What this means long-term is yet to be seen, but I personally believe that the impact of this ruling is going to negatively impact negotiations of the next CBA, and another lockout is very much in the cards. This also now means that Goodell has precedent to impose any punishment at any time to any player for more or less any reason not explicitly and carefully outlined in the CBA as it stands now, and there's nothing anyone can do about it except take it. Whether you love Tom Brady or hate him, are ecstatic over the cheatycheet Cheatriots getting their comeuppance or think that the Pats got railroaded, this ruling has, once again, made the game of football worse.
And the NFLPA is just as much to blame as anybody.
So if you want to keep repeating the science and the deeply flawed process that was the Deflategae investigation, go for it.

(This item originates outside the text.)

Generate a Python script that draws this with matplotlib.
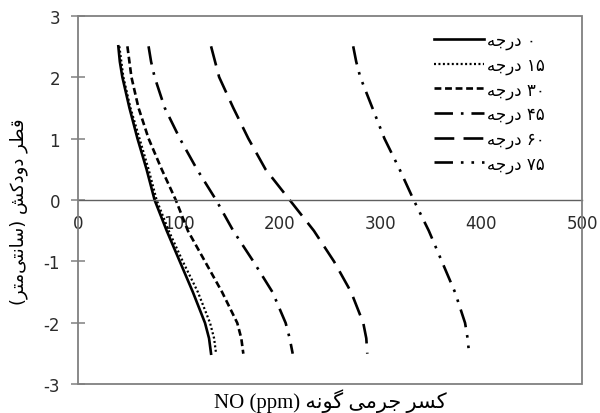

If you want to make the case that Deflategate was just a makeup call for Spygate leniency and almost two full decades of some of the most despicable, underhanded, tainted cheating the world has ever seen, knock yourself out. Neither of those stances factored into the Berman ruling or this most recent one in any capacity. This was a simple case of contract law and whether a contract allows for certain behaviors, and that's all there is to it. That the investigation was so thoroughly botched that two of the four judges called to hear the case thought there was enough misdeed to overturn the ruling is a stark example of just how bad Goodell is at his job, but innocence or guilt have been off the table for a while now. You don't have to like it, but that's the way it is. Goodell is the head of the NFL, and he can rule however he wants to.
That's the thing about a monarchy. It's actually a perfectly viable form of government - just so long as the king is competent. I just wish the NFL had found a Louis XIV instead of a Jeoffrey.